Alfonzo is a moody alpaca. His friend Mitchell is a sociable llama. They both work at City Hall, but their true passions are noise music and underground politics. Partly to meet girls, partly because the world might be ending, these lowly bureaucrats embark on an unlikely mission to expose the corrupt system that’s destroying the city from within. Their project takes them from the city’s bowels to its extremities, where they encounter the Sea Equality Revolutionary Front, who are either a group of dangerous radicals or an inspiring liberation movement.

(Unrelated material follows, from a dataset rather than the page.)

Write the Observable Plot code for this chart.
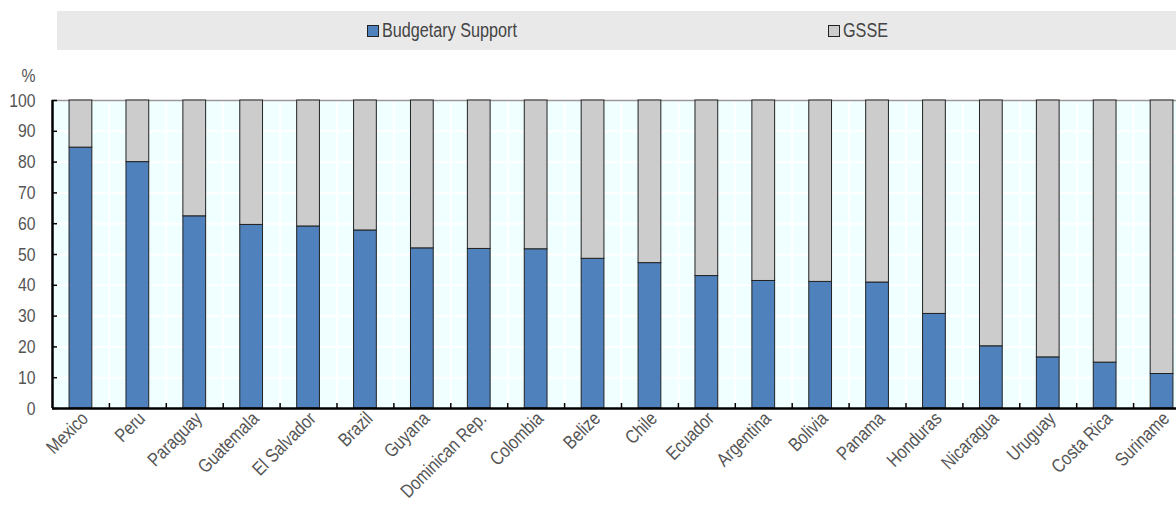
<!DOCTYPE html>
<html><head><meta charset="utf-8">
<script src="https://cdn.jsdelivr.net/npm/d3@7"></script>
<script src="https://cdn.jsdelivr.net/npm/@observablehq/plot@0.6"></script>
<style>
html,body{margin:0;padding:0;overflow:hidden;background:#fff;width:1176px;height:505px;position:relative}
#legend{position:absolute;left:57px;top:11px;width:1130px;height:39px;background:#e9e9e9}
.item{position:absolute;top:0;height:39px;display:flex;align-items:center;font-family:"Liberation Sans",Arial,sans-serif;font-size:19.5px;color:#444;white-space:nowrap}
.item span{display:inline-block;transform:scaleX(0.83);transform-origin:left center}
.sw{width:10px;height:10px;border:1px solid #222;margin-right:3px;flex:none}
#chart{position:absolute;left:0;top:55px;width:1200px}
#chart svg{max-width:none !important}
</style></head><body>
<div id="legend"></div><div id="chart"></div>
<script>
const countries = ["Mexico","Peru","Paraguay","Guatemala","El Salvador","Brazil","Guyana","Dominican Rep.","Colombia","Belize","Chile","Ecuador","Argentina","Bolivia","Panama","Honduras","Nicaragua","Uruguay","Costa Rica","Suriname"];
const budgetary = [84.7,80.0,62.4,59.6,59.1,57.8,52.0,51.8,51.7,48.6,47.2,43.0,41.4,41.1,40.9,30.7,20.2,16.6,14.9,11.2];
const gsse = [15.3,20.0,37.6,40.4,40.9,42.2,48.0,48.2,48.3,51.4,52.8,57.0,58.6,58.9,59.1,69.3,79.8,83.4,85.1,88.8];
const seriesNames = ["Budgetary Support","GSSE"];
const seriesColors = ["#4f81bd","#cccccc"];
const yTicks = [0,10,20,30,40,50,60,70,80,90,100];
const legendLeft = [310,771];

const FONT = '"Liberation Sans",Arial,sans-serif';

const leg = document.getElementById("legend");
seriesNames.forEach((s,i)=>{
  const it = document.createElement("div");
  it.className="item"; it.style.left = legendLeft[i]+"px";
  const sw = document.createElement("div"); sw.className="sw"; sw.style.background=seriesColors[i];
  const tx = document.createElement("span"); tx.textContent = s;
  it.appendChild(sw); it.appendChild(tx);
  leg.appendChild(it);
});

const rows = [];
countries.forEach((c,i)=>{
  rows.push({country:c, series:seriesNames[0], value:budgetary[i]});
  rows.push({country:c, series:seriesNames[1], value:gsse[i]});
});

const W = 1192, ML = 52, MR = 2;
const step = (W-ML-MR)/countries.length;

const plot = Plot.plot({
  width: W, height: 450, marginTop: 45, marginLeft: ML, marginRight: MR, marginBottom: 97,
  style: {fontFamily: FONT, fontSize: "19px", color: "#555", background: "transparent", overflow: "visible"},
  x: {domain: countries, paddingInner: 0.6, paddingOuter: 0.3, round: false, label: null},
  y: {domain: [0,100], label: null},
  color: {domain: seriesNames, range: seriesColors},
  marks: [
    Plot.frame({fill: "#f0ffff", stroke: null}),
    Plot.gridY(yTicks, {stroke: "#ffffff", strokeOpacity: 1, strokeWidth: 2}),
    Plot.ruleX(countries, {x: d=>d, dx: step/2, stroke: "#ffffff", strokeWidth: 2}),
    Plot.ruleY([100], {stroke: "#999", strokeWidth: 1.5}),
    Plot.barY(rows, {x: "country", y: "value", fill: "series", stroke: "#222", strokeWidth: 1}),
    Plot.axisX({tickSize: -5, text: null, dx: step/2, stroke: "#000", strokeWidth: 1.5}),
    Plot.axisX({tickSize: 0, tickPadding: 7, dx: 4, tickRotate: -45, fill: "#555", fontSize: 19, ariaLabel: "xlabels"}),
    Plot.axisY(yTicks, {tickSize: -5, text: null, stroke: "#000", strokeWidth: 1.5}),
    Plot.axisY(yTicks, {tickSize: 0, tickPadding: 17, fill: "#555", fontSize: 19, ariaLabel: "ylabels"}),
    Plot.ruleY([0], {stroke: "#000", strokeWidth: 2.5}),
    Plot.ruleX([countries[0]], {x: d=>d, dx: -step/2, stroke: "#000", strokeWidth: 2.5}),
    Plot.text(["%"], {frameAnchor: "top-left", textAnchor: "end", dx: -17, dy: -32, fill: "#555", fontSize: 19, ariaLabel: "unit"})
  ]
});
// condense text horizontally (narrow typeface look)
plot.querySelectorAll("text").forEach(t => {
  let x = parseFloat(t.getAttribute("x"));
  if (!isFinite(x)) x = 0;
  const tr = t.getAttribute("transform") || "";
  t.setAttribute("transform", `${tr} translate(${x},0) scale(0.83,1) translate(${-x},0)`);
});
document.getElementById("chart").appendChild(plot);
</script>
</body></html>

In this novel, at last, nature kvetches and grieves, while talking animals offer us a kind of solace in the guise of dumb jokes. This is mass extinction as told by BoJack Horseman. This is The Fantastic Mr. Fox journeying through Kafka's Amerika. This is dogs and cats, living together. Talking Animals is an urgent allegory about friendship, art, and the elemental struggle to change one’s life under the low ceiling of capitalism.
PUBLISHERS WEEKLY
In this bighearted if flawed eco-fiction satire, pun-loving alpaca Alfonzo Velloso Faca takes on corruption and climate change. The novel's sweeping opening describes an alternate-reality New York City populated by a menagerie of talking animals, a hierarchical city arranged by "unwritten laws of class, order, family, genus, and species." Alfonzo, the son of immigrant Bolivian camelids, toils in the city's Department of Records. He is also nearing completion of a dissertation in mammalian studies "that would tease out the myth of empire from the unwashed raw wool of reality." Rot is all around him, from the city's venal equine mayor (the scion of an elite family), to the polluted, rising oceans and the troubling demonization of sea creatures ("They hate our legs and our free society," claims a porcine city hall official). Alfonzo's best friend, a llama named Mitchell, introduces him to the nonviolent Sea Equality Revolutionary Front (SERF) and embroils him in an effort to expose the mayor's graft and bring down his antisea administration. The intrigue takes its time heating up and never fully comes to a boil, and speechifying abounds in the dialogue. Murphy has great fun animalizing the streets of N.Y.C. and writes beautiful paeans to the sea, but the gags, heady sociological riffs, and lyricism can't quite sustain the novel.